Good Sausages
P.N. Furbank, 20 October 1983
The facts of Denton Welch’s brief life are fairly well known, partly of course because they were his sole subject-matter as a writer. He was born in 1915, the youngest of three brothers, and spent much of his boyhood in China, where his father had business interests. His adored mother (an American, and a Christian Scientist) died when he was 11, and this event caused him a deep emotional disturbance, at the height of which he ran away from his much-detested public school. (The action, to his surprise, proved on the whole to have raised him in the world’s, and his own family’s, esteem.) After a spell back in China, he was allowed by his father to enrol as an art-student at Goldsmith’s College, but three years later, while bicycling, he was run down by a motorist, suffering permanent injury to his spine. His convalescence lasted many months and was never complete.
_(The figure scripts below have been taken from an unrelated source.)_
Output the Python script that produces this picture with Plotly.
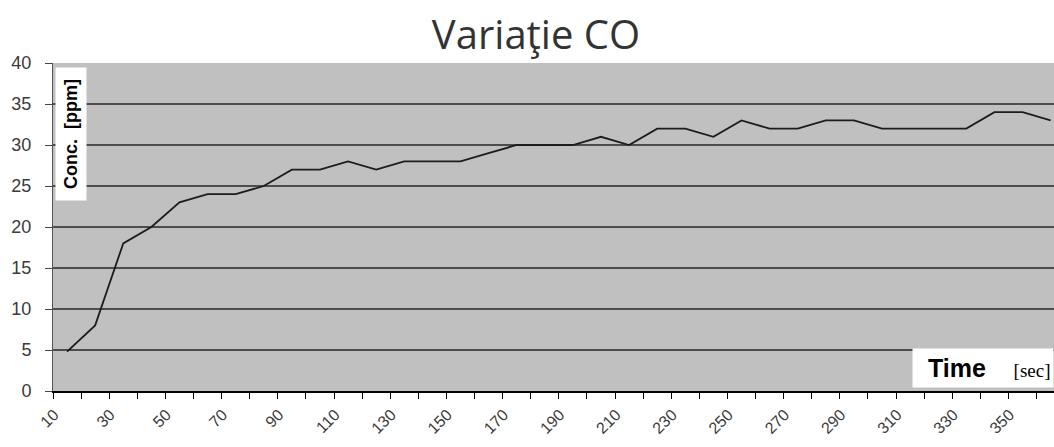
import plotly.graph_objects as go

# CO concentration measured every 10 seconds
time_sec = [10, 20, 30, 40, 50, 60, 70, 80, 90, 100, 110, 120, 130, 140, 150, 160, 170, 180,
            190, 200, 210, 220, 230, 240, 250, 260, 270, 280, 290, 300, 310, 320, 330, 340, 350, 360]
co_ppm = [4.8, 8, 18, 20, 23, 24, 24, 25, 27, 27, 28, 27, 28, 28, 28, 29, 30, 30,
          30, 31, 30, 32, 32, 31, 33, 32, 32, 33, 33, 32, 32, 32, 32, 34, 34, 33]

x_tick_labels = [10, 30, 50, 70, 90, 110, 130, 150, 170, 190, 210, 230, 250, 270, 290, 310, 330, 350]
y_ticks = [0, 5, 10, 15, 20, 25, 30, 35, 40]
dark_grid_levels = [15, 20]

W, H = 1054, 447

fig = go.Figure()
fig.add_trace(go.Scatter(
    x=time_sec, y=co_ppm, mode="lines",
    line=dict(color="#1c1c1c", width=1.8),
    hoverinfo="skip", showlegend=False,
))

# heavier rules at selected levels
for lvl in dark_grid_levels:
    fig.add_shape(type="line", xref="paper", yref="y", x0=0, x1=1, y0=lvl, y1=lvl,
                  line=dict(color="#111111", width=2.2), layer="below")

fig.update_layout(
    width=W, height=H,
    margin=dict(l=53, r=0, t=63, b=56),
    paper_bgcolor="white",
    plot_bgcolor="#c0c0c0",
    title=dict(
        text="Variaţie CO",
        font=dict(family="Open Sans, sans-serif", size=40, color="#333333"),
        x=536 / W, xanchor="center", xref="container",
        y=1 - 35 / H, yanchor="middle", yref="container",
    ),
    xaxis=dict(
        range=[5, 361.2],
        tickmode="array", tickvals=x_tick_labels,
        ticktext=[str(v) for v in x_tick_labels],
        tickangle=-45, ticks="", showgrid=False, zeroline=False,
        tickfont=dict(family="Liberation Sans, Arial, sans-serif", size=16, color="#3a3a3a"),
        ticklabelstandoff=6, ticklabelshift=-13,
        showline=True, linecolor="black", linewidth=2,
        minor=dict(tickmode="linear", tick0=5, dtick=10, ticks="outside",
                   ticklen=6, tickcolor="black", tickwidth=1, showgrid=False),
    ),
    yaxis=dict(
        range=[0, 40], tickmode="array", tickvals=y_ticks,
        ticks="outside", ticklen=7, tickcolor="#444444",
        showgrid=True, gridcolor="#4d4d4d", gridwidth=1.5,
        zeroline=False, showline=True, linecolor="#555555", linewidth=1,
        tickfont=dict(family="Liberation Sans, Arial, sans-serif", size=18, color="#3a3a3a"),
        ticklabelstandoff=10,
    ),
)

# axis titles sitting on white boxes inside the plot area
fig.add_annotation(
    text="Conc.  [ppm]", textangle=-90,
    xref="paper", yref="paper", x=0.0, y=1.0, xanchor="left", yanchor="top",
    xshift=2, yshift=-4,
    showarrow=False, bgcolor="white", width=130, height=28,
    font=dict(family="Liberation Sans, Arial, sans-serif", size=18, color="black", weight="bold"),
)
fig.add_annotation(
    text=("&nbsp;&nbsp;<b>Time</b>&nbsp;&nbsp;&nbsp;&nbsp;"
          "<span style='font-size:19px;font-family:Liberation Serif'>[sec]</span>"),
    xref="paper", yref="paper", x=1.0, y=0.0, xanchor="right", yanchor="bottom",
    yshift=3, showarrow=False, bgcolor="white", width=138, height=36, align="left",
    font=dict(family="Liberation Sans, Arial, sans-serif", size=25, color="black"),
)

fig.write_html("out.html")
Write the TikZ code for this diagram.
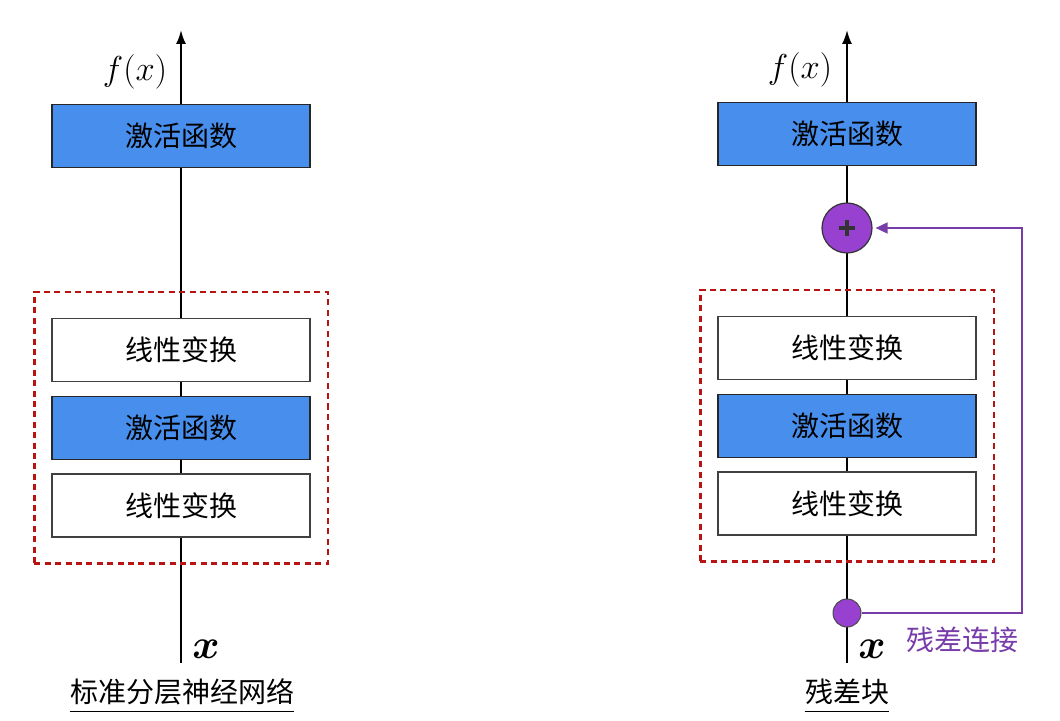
\documentclass[tikz,border=0pt]{standalone}
\usepackage{fontspec}
\usepackage{amsmath}
\newfontfamily\cjk{Noto Sans CJK SC}
\usetikzlibrary{positioning,arrows.meta,fit,backgrounds,calc}
\definecolor{actblue}{RGB}{72,142,236}
\definecolor{sumpurple}{RGB}{152,64,208}
\definecolor{skippurple}{RGB}{120,60,170}
\definecolor{framered}{RGB}{185,20,20}

\begin{document}
\begin{tikzpicture}[
  x=0.5pt,y=-0.5pt,
  font=\cjk\fontsize{14pt}{16pt}\selectfont,
  node distance=6.75pt,
  box/.style={rectangle,draw=black!75,line width=0.6pt,fill=white,
              minimum width=129pt,minimum height=31.5pt,inner sep=2pt},
  act/.style={box,fill=actblue,draw=black!85},
  dashframe/.style={draw=framered,line width=1.1pt,dash pattern=on 3pt off 2.2pt,
                    inner xsep=8.5pt,inner ysep=13pt},
  flow/.style={-{Latex[length=7pt,width=5pt]},line width=1pt},
  sumnode/.style={circle,draw=black!80,line width=0.6pt,fill=sumpurple,
                  minimum size=25pt,inner sep=0pt,
                  path picture={\draw[line width=1.6pt]
                    ($(path picture bounding box.center)+(-4pt,0)$) -- ++(8pt,0)
                    ($(path picture bounding box.center)+(0,-4pt)$) -- ++(0,8pt);}},
  tapdot/.style={circle,draw=black!70,line width=0.5pt,fill=sumpurple,
                 minimum size=14pt,inner sep=0pt},
  skiparr/.style={skippurple,line width=0.8pt,-{Triangle[length=6pt,width=5.5pt]}},
  fxlbl/.style={font=\fontsize{17pt}{19pt}\selectfont},
  xlbl/.style={font=\fontsize{20pt}{22pt}\selectfont},
  capnode/.style={inner xsep=0pt,inner ysep=3pt},
]
\useasboundingbox (0,0) rectangle (1060,721);

% ---------- left: standard layered network ----------
\node[act] (actL) at (181,136) {激活函数};
\node[box] (linL1) at (181,350) {线性变换};
\node[act,below=of linL1] (actL2) {激活函数};
\node[box,below=of actL2] (linL2) {线性变换};
\node[dashframe,fit=(linL1)(linL2)] (blockL) {};
\coordinate (inL) at (181,663);
\coordinate (outL) at (181,30);
\begin{scope}[on background layer]
\draw[flow] (inL) -- (outL);
\end{scope}
\node[fxlbl] (fL) at (135,72) {$f(x)$};
\node[xlbl] (xL) at (206,649) {$\boldsymbol{x}$};
\node[capnode] (capL) at (182,692) {标准分层神经网络};
\draw[thin] (capL.south west) -- (capL.south east);

% ---------- right: residual block ----------
\begin{scope}[xshift=333pt]
\node[act] (actR) at (181,134) {激活函数};
\node[sumnode] (sumR) at (181,228) {};
\node[box] (linR1) at (181,348) {线性变换};
\node[act,below=of linR1] (actR2) {激活函数};
\node[box,below=of actR2] (linR2) {线性变换};
\node[dashframe,fit=(linR1)(linR2)] (blockR) {};
\node[tapdot] (tapR) at (181,613) {};
\coordinate (inR) at (181,663);
\coordinate (outR) at (181,30);
\coordinate (skipX) at (356,0);
\begin{scope}[on background layer]
\draw[flow] (inR) -- (outR);
\end{scope}
\draw[skiparr,shorten >=1.5pt] (tapR.east) -| (skipX |- sumR.east) -- (sumR.east);
\node[fxlbl] (fR) at (134,70) {$f(x)$};
\node[xlbl] (xR) at (206,649) {$\boldsymbol{x}$};
\node[text=skippurple] (skipLbl) at (296,640) {残差连接};
\node[capnode] (capR) at (181,692) {残差块};
\draw[thin] (capR.south west) -- (capR.south east);
\end{scope}
\end{tikzpicture}
\end{document}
Nevertheless he was able eventually to leave his nursing-home, and he resumed painting and began to write. His first (autobiographical) book, Maiden Voyage, appeared in 1943, with a Foreword by Edith Sitwell, and had a great success, as did its successor, the very slightly fictionalised In Youth is Pleasure (1945). Meanwhile he published stories, and an article about Sickert, in Horizon and other magazines. His health gradually deterioriated, and he spent his last years desperately trying to finish a further autobiographical work, A Voice Through a Cloud, which dealt with the time succeeding his road accident. In his last weeks he persisted in writing, though suffering such violent headaches that he could only work for a few minutes a day. He died in December 1948.